* _Stated goal_:
Below is a listing; write it out exactly and drop any images from it.

* _Supplied data_:
====
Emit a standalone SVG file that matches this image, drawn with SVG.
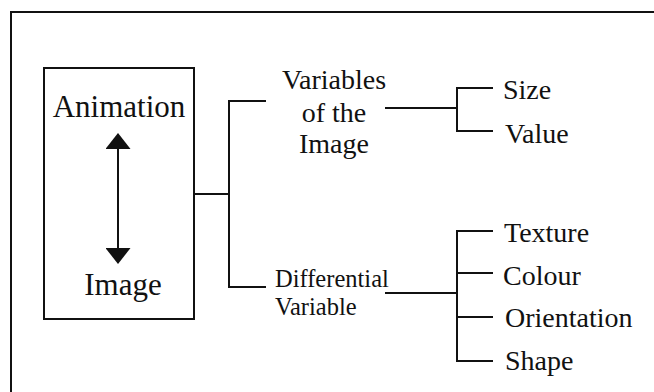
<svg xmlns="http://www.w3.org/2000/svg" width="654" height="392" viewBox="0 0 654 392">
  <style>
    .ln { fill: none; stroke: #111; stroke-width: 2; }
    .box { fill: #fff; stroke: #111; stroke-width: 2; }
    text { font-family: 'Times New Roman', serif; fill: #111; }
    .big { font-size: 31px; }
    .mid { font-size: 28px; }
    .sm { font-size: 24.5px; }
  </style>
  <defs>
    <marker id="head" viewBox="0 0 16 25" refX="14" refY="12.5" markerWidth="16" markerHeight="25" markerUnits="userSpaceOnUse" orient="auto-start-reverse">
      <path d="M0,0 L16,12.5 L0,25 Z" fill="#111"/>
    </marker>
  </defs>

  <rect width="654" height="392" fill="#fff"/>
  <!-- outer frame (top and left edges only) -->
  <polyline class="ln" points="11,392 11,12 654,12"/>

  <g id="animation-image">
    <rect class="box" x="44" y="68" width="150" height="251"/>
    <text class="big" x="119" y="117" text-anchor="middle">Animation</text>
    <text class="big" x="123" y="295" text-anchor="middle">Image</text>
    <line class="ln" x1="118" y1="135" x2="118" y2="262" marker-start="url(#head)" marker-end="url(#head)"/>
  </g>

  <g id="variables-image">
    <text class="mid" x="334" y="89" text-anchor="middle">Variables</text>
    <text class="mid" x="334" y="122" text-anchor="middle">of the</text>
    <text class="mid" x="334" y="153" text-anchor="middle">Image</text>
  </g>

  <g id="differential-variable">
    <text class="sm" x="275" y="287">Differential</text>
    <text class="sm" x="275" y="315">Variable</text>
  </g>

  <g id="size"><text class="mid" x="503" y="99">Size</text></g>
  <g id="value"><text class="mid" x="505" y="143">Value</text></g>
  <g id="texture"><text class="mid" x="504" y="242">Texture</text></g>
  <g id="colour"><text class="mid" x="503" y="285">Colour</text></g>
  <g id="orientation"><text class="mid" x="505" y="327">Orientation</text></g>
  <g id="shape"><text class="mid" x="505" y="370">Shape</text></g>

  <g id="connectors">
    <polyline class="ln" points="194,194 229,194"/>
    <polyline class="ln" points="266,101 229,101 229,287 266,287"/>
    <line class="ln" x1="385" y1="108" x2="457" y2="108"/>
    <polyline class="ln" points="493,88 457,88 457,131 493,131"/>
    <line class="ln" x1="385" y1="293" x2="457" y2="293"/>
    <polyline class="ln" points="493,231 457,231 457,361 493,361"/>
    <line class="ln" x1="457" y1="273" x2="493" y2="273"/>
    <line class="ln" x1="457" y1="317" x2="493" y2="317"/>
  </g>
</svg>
====
* _Task result_:
Emit a standalone SVG file that matches this image, drawn with SVG.
<svg xmlns="http://www.w3.org/2000/svg" width="654" height="392" viewBox="0 0 654 392">
  <style>
    .ln { fill: none; stroke: #111; stroke-width: 2; }
    .box { fill: #fff; stroke: #111; stroke-width: 2; }
    text { font-family: 'Times New Roman', serif; fill: #111; }
    .big { font-size: 31px; }
    .mid { font-size: 28px; }
    .sm { font-size: 24.5px; }
  </style>
  <defs>
    <marker id="head" viewBox="0 0 16 25" refX="14" refY="12.5" markerWidth="16" markerHeight="25" markerUnits="userSpaceOnUse" orient="auto-start-reverse">
      <path d="M0,0 L16,12.5 L0,25 Z" fill="#111"/>
    </marker>
  </defs>

  <rect width="654" height="392" fill="#fff"/>
  <!-- outer frame (top and left edges only) -->
  <polyline class="ln" points="11,392 11,12 654,12"/>

  <g id="animation-image">
    <rect class="box" x="44" y="68" width="150" height="251"/>
    <text class="big" x="119" y="117" text-anchor="middle">Animation</text>
    <text class="big" x="123" y="295" text-anchor="middle">Image</text>
    <line class="ln" x1="118" y1="135" x2="118" y2="262" marker-start="url(#head)" marker-end="url(#head)"/>
  </g>

  <g id="variables-image">
    <text class="mid" x="334" y="89" text-anchor="middle">Variables</text>
    <text class="mid" x="334" y="122" text-anchor="middle">of the</text>
    <text class="mid" x="334" y="153" text-anchor="middle">Image</text>
  </g>

  <g id="differential-variable">
    <text class="sm" x="275" y="287">Differential</text>
    <text class="sm" x="275" y="315">Variable</text>
  </g>

  <g id="size"><text class="mid" x="503" y="99">Size</text></g>
  <g id="value"><text class="mid" x="505" y="143">Value</text></g>
  <g id="texture"><text class="mid" x="504" y="242">Texture</text></g>
  <g id="colour"><text class="mid" x="503" y="285">Colour</text></g>
  <g id="orientation"><text class="mid" x="505" y="327">Orientation</text></g>
  <g id="shape"><text class="mid" x="505" y="370">Shape</text></g>

  <g id="connectors">
    <polyline class="ln" points="194,194 229,194"/>
    <polyline class="ln" points="266,101 229,101 229,287 266,287"/>
    <line class="ln" x1="385" y1="108" x2="457" y2="108"/>
    <polyline class="ln" points="493,88 457,88 457,131 493,131"/>
    <line class="ln" x1="385" y1="293" x2="457" y2="293"/>
    <polyline class="ln" points="493,231 457,231 457,361 493,361"/>
    <line class="ln" x1="457" y1="273" x2="493" y2="273"/>
    <line class="ln" x1="457" y1="317" x2="493" y2="317"/>
  </g>
</svg>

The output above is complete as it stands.